__PROVIDED DATA__
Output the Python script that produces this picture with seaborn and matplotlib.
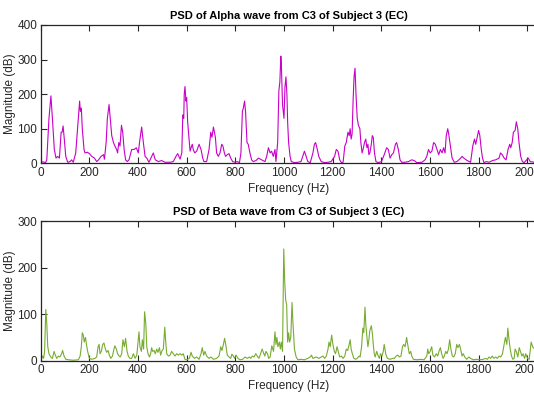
import seaborn as sns
import pandas as pd
import matplotlib.pyplot as plt

# PSD of alpha band (Hz, magnitude)
alpha_freq = [0, 10, 20, 25, 34, 42, 49, 56, 63, 70, 77, 84, 88, 92, 97, 103, 111, 121, 127,
              134, 144, 152, 160, 163, 167, 171, 178, 182, 192, 200, 210, 221, 230, 238, 248,
              258, 262, 269, 274, 281, 286, 292, 299, 305, 312, 316, 321, 326, 332, 337, 343,
              349, 356, 363, 374, 384, 393, 401, 408, 415, 422, 429, 436, 445, 453, 463, 471,
              484, 497, 511, 532, 545, 556, 563, 573, 580, 584, 588, 590, 593, 597, 600, 604,
              610, 614, 618, 623, 627, 633, 641, 651, 659, 666, 671, 682, 692, 699, 704, 710,
              714, 718, 723, 730, 737, 744, 749, 755, 760, 767, 774, 781, 789, 799, 808, 817,
              823, 829, 833, 838, 842, 848, 853, 860, 867, 874, 885, 895, 908, 922, 929, 936,
              943, 949, 956, 963, 967, 974, 979, 983, 987, 989, 994, 997, 1000, 1004, 1008,
              1012, 1015, 1019, 1025, 1030, 1043, 1057, 1070, 1077, 1084, 1091, 1098, 1108,
              1119, 1125, 1130, 1137, 1143, 1153, 1167, 1181, 1194, 1208, 1215, 1222, 1229,
              1236, 1243, 1250, 1256, 1263, 1268, 1272, 1276, 1280, 1284, 1288, 1292, 1296,
              1301, 1306, 1312, 1316, 1321, 1325, 1331, 1336, 1341, 1345, 1349, 1353, 1359,
              1363, 1367, 1372, 1378, 1387, 1401, 1412, 1422, 1429, 1436, 1443, 1450, 1458,
              1463, 1470, 1477, 1484, 1498, 1512, 1525, 1535, 1546, 1567, 1580, 1587, 1594,
              1601, 1608, 1615, 1622, 1629, 1636, 1643, 1650, 1656, 1662, 1667, 1673, 1677,
              1684, 1691, 1700, 1711, 1722, 1732, 1739, 1753, 1767, 1776, 1783, 1788, 1794,
              1800, 1805, 1811, 1816, 1822, 1832, 1843, 1857, 1870, 1884, 1890, 1897, 1905,
              1913, 1921, 1928, 1932, 1938, 1943, 1950, 1955, 1961, 1966, 1973, 1980, 1987,
              2004, 2012, 2030]
alpha_mag = [3, 4, 2, 10, 130, 195, 120, 40, 15, 20, 15, 90, 90, 108, 70, 20, 3, 5, 10,
             3, 30, 105, 180, 150, 160, 100, 40, 30, 32, 28, 20, 15, 5, 10, 20,
             25, 12, 60, 130, 170, 130, 80, 60, 50, 40, 30, 60, 50, 110, 90, 40,
             10, 5, 10, 40, 40, 45, 30, 70, 105, 60, 20, 15, 3, 15, 30, 10,
             5, 8, 3, 3, 5, 20, 28, 12, 30, 140, 130, 200, 222, 180, 190, 120,
             70, 35, 45, 55, 40, 30, 35, 55, 40, 15, 5, 5, 40, 90, 75, 105,
             90, 75, 30, 20, 30, 55, 50, 30, 20, 25, 28, 15, 5, 3, 5, 2,
             30, 150, 160, 180, 150, 60, 55, 30, 10, 5, 8, 15, 10, 5, 20, 45,
             30, 35, 20, 40, 5, 60, 210, 235, 310, 290, 170, 150, 130, 220, 250,
             200, 120, 60, 20, 5, 2, 3, 5, 20, 35, 20, 5, 2,
             30, 55, 60, 40, 20, 5, 2, 3, 5, 20, 40, 35, 10,
             2, 3, 50, 60, 90, 80, 100, 70, 85, 180, 250, 275, 200,
             130, 110, 100, 60, 30, 40, 60, 70, 45, 55, 25, 30, 55,
             80, 75, 30, 5, 2, 5, 25, 45, 40, 15, 25, 30, 55,
             60, 40, 10, 3, 3, 5, 10, 8, 2, 3, 10, 20, 40,
             30, 35, 60, 55, 40, 25, 40, 30, 45, 30, 80, 100, 85,
             50, 15, 3, 5, 12, 20, 15, 8, 3, 50, 70, 55, 75,
             95, 80, 40, 15, 2, 5, 3, 8, 10, 15, 30, 25, 15,
             10, 40, 55, 45, 60, 90, 95, 120, 100, 60, 20, 5, 2,
             15, 5, 3]

# PSD of beta band (Hz, magnitude)
beta_freq = [0, 4, 8, 12, 16, 21, 25, 29, 34, 41, 48, 55, 60, 66, 73, 79, 86, 90, 96, 103,
             114, 134, 155, 162, 167, 171, 175, 179, 184, 188, 193, 200, 210, 223, 230, 236,
             240, 244, 249, 255, 260, 266, 271, 277, 282, 288, 295, 301, 305, 311, 316, 322,
             327, 333, 338, 344, 349, 355, 360, 367, 374, 381, 388, 395, 400, 404, 408, 414,
             418, 423, 427, 432, 436, 441, 447, 452, 456, 460, 466, 471, 477, 482, 488, 493,
             499, 504, 510, 514, 518, 525, 532, 538, 545, 552, 559, 566, 573, 580, 586, 593,
             600, 611, 618, 623, 632, 641, 651, 659, 664, 670, 675, 682, 692, 700, 710, 723,
             733, 740, 745, 751, 756, 762, 767, 774, 781, 786, 792, 797, 803, 811, 819, 830,
             840, 849, 858, 863, 870, 877, 884, 890, 897, 904, 910, 915, 921, 926, 932, 937,
             943, 950, 957, 963, 967, 971, 975, 981, 985, 989, 994, 999, 1003, 1007, 1011,
             1015, 1019, 1023, 1028, 1033, 1037, 1043, 1050, 1057, 1070, 1084, 1098, 1108,
             1113, 1119, 1132, 1143, 1153, 1160, 1167, 1174, 1181, 1185, 1190, 1196, 1201,
             1207, 1212, 1218, 1223, 1229, 1236, 1243, 1250, 1256, 1262, 1268, 1272, 1276,
             1281, 1287, 1295, 1301, 1309, 1313, 1319, 1324, 1328, 1333, 1336, 1341, 1345,
             1349, 1353, 1359, 1363, 1367, 1371, 1375, 1381, 1386, 1392, 1397, 1403, 1408,
             1412, 1418, 1425, 1436, 1447, 1454, 1461, 1468, 1474, 1481, 1487, 1492, 1498,
             1504, 1510, 1515, 1521, 1525, 1532, 1546, 1563, 1576, 1587, 1591, 1595, 1601,
             1607, 1612, 1619, 1626, 1632, 1637, 1643, 1648, 1654, 1659, 1665, 1670, 1676,
             1681, 1686, 1692, 1698, 1704, 1710, 1715, 1721, 1726, 1732, 1737, 1743, 1751,
             1760, 1767, 1778, 1792, 1805, 1819, 1829, 1836, 1843, 1850, 1856, 1863, 1870,
             1877, 1884, 1891, 1898, 1905, 1910, 1916, 1920, 1924, 1930, 1935, 1941, 1946,
             1950, 1956, 1961, 1967, 1972, 1978, 1983, 1989, 1994, 2001, 2008, 2016, 2022,
             2030]
beta_mag = [25, 5, 10, 5, 20, 110, 80, 30, 15, 8, 5, 20, 12, 5, 10, 8, 15, 22, 10, 3,
            2, 1, 2, 10, 30, 60, 55, 40, 50, 35, 20, 5, 3, 5, 8, 30,
            35, 15, 20, 35, 38, 25, 18, 22, 12, 5, 10, 25, 32, 25, 15, 10,
            8, 15, 45, 30, 48, 20, 10, 5, 5, 15, 5, 12, 40, 62, 30, 20,
            45, 25, 105, 80, 30, 15, 8, 15, 28, 20, 22, 15, 25, 18, 28, 12,
            22, 25, 72, 40, 15, 10, 12, 20, 15, 10, 15, 12, 15, 12, 15, 3,
            2, 5, 18, 10, 5, 8, 3, 15, 28, 12, 20, 10, 5, 8, 3, 5,
            10, 30, 22, 35, 48, 30, 12, 8, 5, 14, 10, 5, 12, 5, 2, 3,
            8, 5, 8, 5, 10, 8, 15, 10, 5, 15, 25, 18, 10, 20, 15, 5,
            8, 32, 20, 62, 35, 50, 30, 40, 25, 40, 20, 240, 170, 130, 120,
            40, 60, 40, 50, 125, 80, 25, 8, 2, 3, 2, 5, 8,
            12, 5, 8, 5, 8, 10, 5, 10, 25, 40, 30, 55, 35,
            20, 15, 30, 20, 8, 10, 5, 10, 25, 22, 35, 45, 25,
            15, 5, 3, 5, 10, 8, 30, 70, 60, 115, 80, 50, 30,
            45, 65, 75, 60, 35, 15, 8, 20, 12, 5, 15, 10, 20,
            35, 15, 5, 3, 5, 5, 10, 12, 8, 10, 30, 35, 30,
            50, 30, 15, 20, 10, 3, 2, 3, 2, 10, 25, 15, 20,
            30, 12, 8, 15, 10, 20, 28, 15, 5, 10, 20, 15, 25,
            45, 25, 10, 8, 15, 35, 28, 35, 25, 10, 15, 8, 3,
            8, 5, 2, 3, 2, 3, 5, 3, 8, 5, 10, 5, 8,
            5, 10, 8, 15, 35, 50, 35, 70, 50, 25, 10, 3, 5,
            25, 18, 8, 28, 20, 10, 15, 5, 15, 5, 3, 40, 30,
            25]

alpha = pd.DataFrame({'freq': alpha_freq, 'mag': alpha_mag})
beta = pd.DataFrame({'freq': beta_freq, 'mag': beta_mag})

sns.set_theme(style='ticks')
plt.rcParams['font.family'] = ['Liberation Sans Narrow', 'Liberation Sans', 'DejaVu Sans']
plt.rcParams['axes.edgecolor'] = '#262626'
plt.rcParams['xtick.direction'] = 'in'
plt.rcParams['ytick.direction'] = 'in'

W, H = 534, 403
fig = plt.figure(figsize=(W / 100, H / 100), dpi=100)
ax1 = fig.add_axes([40.7 / W, 1 - 163.3 / H, (537 - 40.7) / W, (163.3 - 25) / H])
ax2 = fig.add_axes([40.7 / W, 1 - 360.7 / H, (537 - 40.7) / W, (360.7 - 221) / H])

panels = [(ax1, alpha, '#c800c8', 400, [0, 100, 200, 300, 400], 'PSD of Alpha wave from C3 of Subject 3 (EC)'),
          (ax2, beta, '#77ac30', 300, [0, 100, 200, 300], 'PSD of Beta wave from C3 of Subject 3 (EC)')]

for ax, df, col, ymax, yt, title in panels:
    sns.lineplot(data=df, x='freq', y='mag', color=col, linewidth=0.8, ax=ax,
                 estimator=None, sort=False)
    ax.set_xlim(0, 2040)
    ax.set_ylim(0, ymax)
    ax.set_xticks(range(0, 2001, 200))
    ax.set_yticks(yt)
    ax.tick_params(labelsize=8.5, length=4, width=0.8, top=True, colors='#262626',
                   labelcolor='#262626', pad=2.5)
    for s in ['left', 'bottom', 'top']:
        ax.spines[s].set_linewidth(0.9)
    ax.spines['right'].set_visible(False)
    ax.set_xlabel('Frequency (Hz)', fontsize=8.5, color='#262626', labelpad=3)
    ax.set_ylabel('Magnitude (dB)', fontsize=8.5, family=['Liberation Sans', 'DejaVu Sans'],
                  color='#262626')
    ax.yaxis.set_label_coords(-0.049, 0.5)
    ax.set_title(title, fontsize=8, fontweight='bold', color='black', pad=4)

fig.savefig('out.png', dpi=100)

__WHAT THE EXERCISE ASKS__
From the first line above down to the line with "import matplotlib.pyplot as plt", reproduce every line and no others, omitting pictures.

__RESPONSE TO THIS EXERCISE__
Output the Python script that produces this picture with seaborn and matplotlib.
import seaborn as sns
import pandas as pd
import matplotlib.pyplot as plt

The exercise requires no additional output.